DeepSeek struck a nerve
After rocking the world with DeepSeek, China faces potential new import/export restrictions.
DeepSeek is a company that produces a LLM family of the same name. It made waves in January by releasing DeepSeek-R1, a reasoning model that had comparable benchmark performance to OpenAI’s o1. It built on techniques that they had previously published in previous models, but this model caused a splash because it was competitive with OpenAI’s reasoning model, was released under the MIT license with open-weights1, and was made by a Chinese company that wasn’t supposed to be able to do this.
LLMs have two relevant phases of CPU usage: Training, where the model is created, and Inference, where the model is used to answer questions. To date, training has been very expensive and inference has been very cheap. Cheap inference is a tradeoff, since it means that the LLM’s thinking is limited by the number of tokens it can output. Historically, LLMs are better problem solvers when they are encouraged to decompose their reasoning into individual steps. This is called “chain of thought.” Reasoning models take this a step further, and use reinforcement learning to teach the model how to create its own logically-consistent chains of thought. Unlike traditional LLMs, reasoning models aren’t limited to a fixed amount of compute. In fact, the quality of answers scales with how much compute they are allowed to consume while thinking.
Why wasn’t DeepSeek supposed to be able to accomplish this? DeepSeek is based in China, which faces export restrictions of GPUs. To meet the restrictions, Nvidia manufactured GPUs where the inter-chip data transfer rates are a fraction of what their top-of-the-line H100 can achieve. AI training is naturally a large-scale distributed workload, and training runs take months even with unthrottled chips. So this is an effective way to stop China from using American-made GPUs to train their models, effectively removing them from the competition.

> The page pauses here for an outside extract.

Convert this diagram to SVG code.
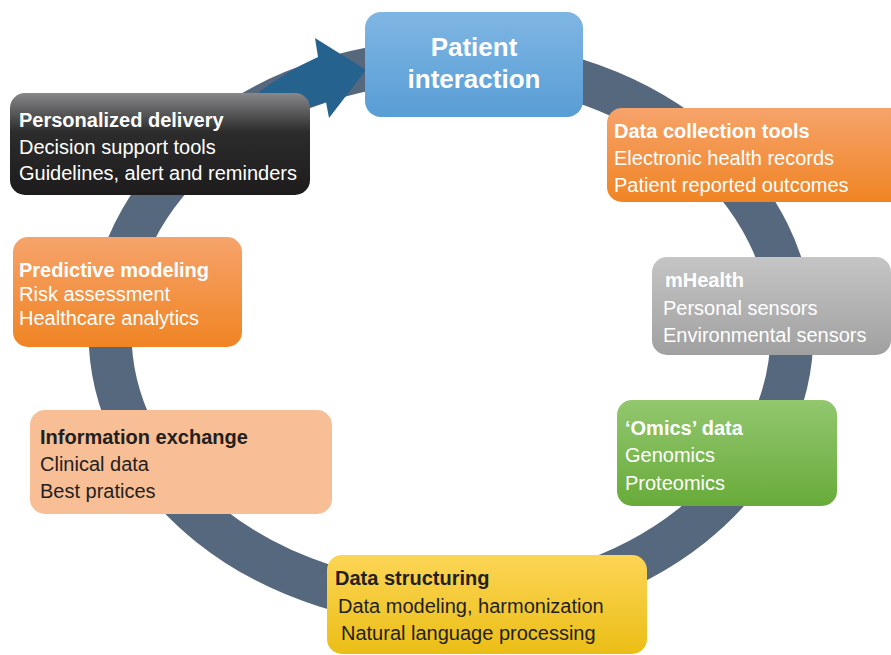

However, DeepSeek has been working on using their own collection of lesser GPUs to their maximum. They use distillation to capture the knowledge of larger models into smaller ones. They use advanced mixture-of-expert techniques to only require a portion of their model to be loaded into memory at a time. Hell, they actually coded their own custom logic for the GPUs that allow them to use chips that would normally be dedicated to communication for computation instead. They truly pushed the GPUs to their limit.
At the time of writing, 1 million tokens costs $2.19 on DeepSeek2 and $60 on OpenAI. But remember: it has open weights, so anyone can run it. In fact, Microsoft Azure is hosting it right now. So are others.
DeepSeek made a huge splash. DeepSeek is, at the time of writing this, the #1 app on the iOS app store. The US Government put some effort into stopping China from being able to do this. Surely they realized that they were beaten fair and square and that was the end of it?
On an unrelated note, Josh Hawley introduced a bill that makes it a crime for AI technology to be imported or exported, which would attempt to force China and the US to develop their own AI in full isolation. This would likely prevent AMD and Nvidia from selling GPU technology to China in any form, and might even be a de facto DeepSeek ban in the US because it adds import restrictions on AI technology also. Independent of this, the Trump administration is considering tightening restrictions on the export of chips to China.
Trump officials discussing tightening curbs on Nvidia's China sales, sources say
Conversations to restrict shipments of those chips to China are in very early stages among Trump officials, the people said, adding the idea has been under consideration since Democratic former President Joe Biden's administration. H20 chips can be used to run AI software and were designed to comply with existing U.S. curbs on shipments to China, spearheaded by Biden.
Not everyone is feeling glum about this. Andreesen-Horowitz wrote a post comparing DeepSeek’s impact to the Sputnik race, as a followup to Marc Andreessen’s Tweet saying the same thing. It’s worth reflecting on the fact that the space race spurred the US Government into spending tens of billions of dollars to run the Apollo missions. Coincidentally, a venture capital firm would be the exact kind of company that would benefit from a massive influx of government spending and decreased regulation.
It’s forcing OpenAI to consider what can be open-sourced, and also to reveal more of its chain of thought. Sam Altman also admits that they will have less of an advantage over their competitors than they have previously. OpenAI also made its reasoning models available to free users for the first time.
Meaning that anyone can run it.
We have no way of knowing how subsidized this value is. However, hosting provider Nebius is serving the model at $2.40/million tokens, which strengthens the argument that this is a profitable level.